Recognizing symptoms and seeking help
If hemorrhoids were a problem people talked about easily, you might know how common they are. In fact, most people have them at some point in their lives.
According to Theodore Saclarides, MD, a colorectal surgeon at Rush University Medical Center, many people with hemorrhoids don't get help — often because they don't realize relatively painless treatments are now available.
As an academic medical center, Rush is always looking for better ways to treat this common problem. Rush offers traditional treatments and minimally invasive procedures, which are less painful and provide faster recovery than conventional surgery.
What are hemorrhoids?
Hemorrhoids are normal veins in the anal area that can no longer empty blood and become swollen and inflamed.
They can be internal or external and may cause pain, itching or burning. You may also see bright red blood on toilet paper or in the toilet after a bowel movement. Internal hemorrhoids may prolapse, or bulge, outside the anus.
Diarrhea, constipation, prolonged straining, pregnancy and aging can all cause hemorrhoids — as can simply standing for long periods.
For minor symptoms, you can try doing the following:
Practicing good bowel habits. Avoid straining, waiting too long to go or even sitting too long on the toilet. Instead, try again later.
Taking fiber supplements.
Using a nonprescription hemorrhoidal cream or suppository.
If your symptoms don't go away in about a week despite home treatment, though, it's time to see a doctor.
Also see your doctor if you see blood in your stools or on toilet paper, especially if you're older than 50 or have a family history of colon cancer. Although hemorrhoids don't cause cancer, bleeding can indicate other health problems, including colon or rectal cancer.
Depending on the size and location of the hemorrhoid, your doctor may decide to perform one of the following surgeries right in the office:
Rubber band ligation cuts off blood flow to the hemorrhoid, which withers away in a few days. Scar tissue forms, holding nearby veins in place.
Injection sclerotherapy uses a chemical irritant to treat hemorrhoids that are too small to band.

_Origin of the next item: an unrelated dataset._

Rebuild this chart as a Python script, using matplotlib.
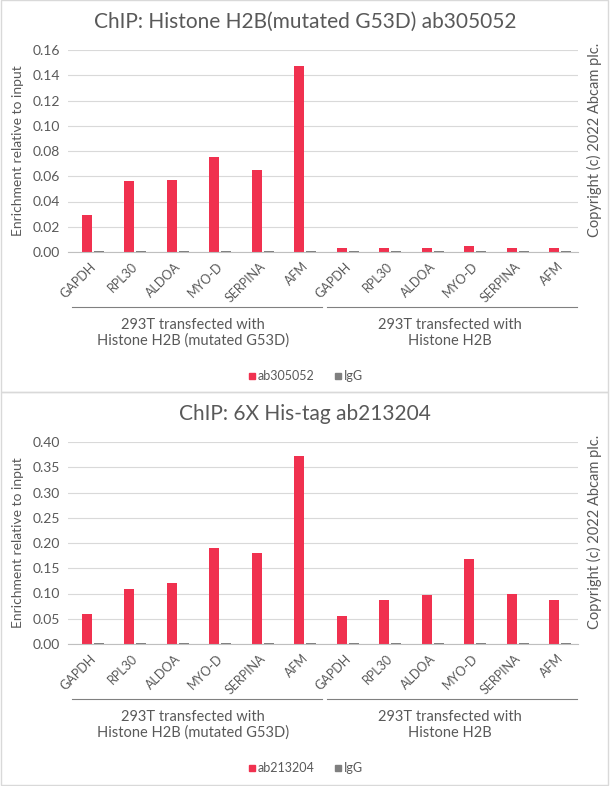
import matplotlib
matplotlib.use("Agg")
import matplotlib.pyplot as plt
from matplotlib.patches import Rectangle
import numpy as np

genes = ["GAPDH", "RPL30", "ALDOA", "MYO-D", "SERPINA", "AFM"] * 2
groups = ["293T transfected with\nHistone H2B (mutated G53D)", "293T transfected with\nHistone H2B"]
top_ab = [0.029, 0.056, 0.057, 0.075, 0.065, 0.147, 0.003, 0.003, 0.003, 0.005, 0.003, 0.003]
top_igg = [0.001] * 12
bot_ab = [0.060, 0.108, 0.120, 0.190, 0.180, 0.372, 0.055, 0.087, 0.097, 0.168, 0.100, 0.088]
bot_igg = [0.002] * 12

W, H = 610, 786
fig = plt.figure(figsize=(W/100, H/100), dpi=100)
plt.rcParams["font.family"] = "Lato"
RED, GRAY, TXT = "#F0314F", "#7F7F7F", "#595959"

def panel(y0, y1, title, ab, igg, abname, ymax, step, fmt):
    # y0,y1 pixel top/bottom of panel
    fig.patches.append(Rectangle((1/W, 1 - y1/H), 607/W, (y1 - y0)/H, transform=fig.transFigure,
                                 fill=False, ec="#D9D9D9", lw=1))
    ax_top, ax_bot = y0 + 50, y0 + 252
    ax = fig.add_axes([68/W, 1 - ax_bot/H, 510/W, (ax_bot - ax_top)/H])
    x = np.arange(12)
    ax.bar(x - 0.06, ab, width=0.24, color=RED)
    ax.bar(x + 0.22, igg, width=0.24, color=GRAY)
    ax.set_xlim(-0.5, 11.5)
    ax.set_ylim(0, ymax)
    ax.set_yticks(np.arange(0, ymax + 1e-9, step))
    ax.set_yticklabels([fmt % v for v in np.arange(0, ymax + 1e-9, step)], fontsize=10, color=TXT)
    ax.set_xticks(x)
    ax.set_xticklabels(genes, rotation=45, ha="right", rotation_mode="anchor", fontsize=9, color=TXT)
    ax.tick_params(length=0, pad=6)
    ax.grid(axis="y", color="#D9D9D9", lw=0.8)
    ax.set_axisbelow(True)
    for s in ["top", "right", "left"]:
        ax.spines[s].set_visible(False)
    ax.spines["bottom"].set_color("#BFBFBF")
    ax.set_ylabel("Enrichment relative to input", fontsize=10, color=TXT, labelpad=6)
    fig.text(305/W, 1 - (y0 + 22)/H, title, ha="center", va="center", fontsize=15, color=TXT)
    fig.text(594/W, 1 - (y0 + 140)/H, "Copyright (c) 2022 Abcam plc.", rotation=90,
             ha="center", va="center", fontsize=10.5, color=TXT)
    ly = 1 - (y0 + 307)/H
    fig.add_artist(plt.Line2D([72/W, 322/W], [ly, ly], color="#808080", lw=0.8))
    fig.add_artist(plt.Line2D([327/W, 577/W], [ly, ly], color="#808080", lw=0.8))
    fig.text(193/W, 1 - (y0 + 333)/H, groups[0], ha="center", va="center", fontsize=10.5, color=TXT, linespacing=1.1)
    fig.text(450/W, 1 - (y0 + 333)/H, groups[1], ha="center", va="center", fontsize=10.5, color=TXT, linespacing=1.1)
    lyy = 1 - (y0 + 376)/H
    fig.patches.append(Rectangle((249/W, lyy - 3/H), 6/W, 6/H, transform=fig.transFigure, color=RED))
    fig.text(258/W, lyy, abname, va="center", fontsize=9, color=TXT)
    fig.patches.append(Rectangle((335/W, lyy - 3/H), 6/W, 6/H, transform=fig.transFigure, color=GRAY))
    fig.text(344/W, lyy, "IgG", va="center", fontsize=9, color=TXT)

panel(0, 392, "ChIP: Histone H2B(mutated G53D) ab305052", top_ab, top_igg, "ab305052", 0.16, 0.02, "%.2f")
panel(392, 785, "ChIP: 6X His-tag ab213204", bot_ab, bot_igg, "ab213204", 0.40, 0.05, "%.2f")
fig.savefig("out.png", dpi=100, facecolor="white")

This also creates scar tissue that holds the hemorrhoid in place.
Infrared coagulation uses a special light to create scar tissue to hold hemorrhoids in place.
Minimally invasive procedures have less risk and fewer postoperative problems than traditional surgery. And patients are often surprised at how well they work.
Minimally invasive alternatives
For hemorrhoids that recur or are too big to treat with an office procedure, doctors have traditionally used excisional hemorrhoidectomy. This surgery removes the hemorrhoid but can be very painful.
Although excisional hemorrhoidectomy is sometimes still necessary, doctors at Rush also perform two minimally invasive procedures that can get patients back to normal activity in about half the time:
Procedure for prolapse and hemorrhoids. Instead of removing hemorrhoids, a circular stapler device is used to lift them back into their normal positions and reduce their blood flow, causing them to shrink.
The hemorrhoid treatment system. Rush was the first hospital in Chicago to offer this procedure, which uses Doppler ultrasound to guide the surgeon to hemorrhoidal arteries so that they can be tied off. It also lifts prolapsed hemorrhoids.
These minimally invasive procedures have less risk and fewer postoperative problems than traditional surgery. And patients are often surprised at how well they work, Saclarides says. "People who have these procedures feel much less discomfort than they expected," he says. "They quickly get back to enjoying life."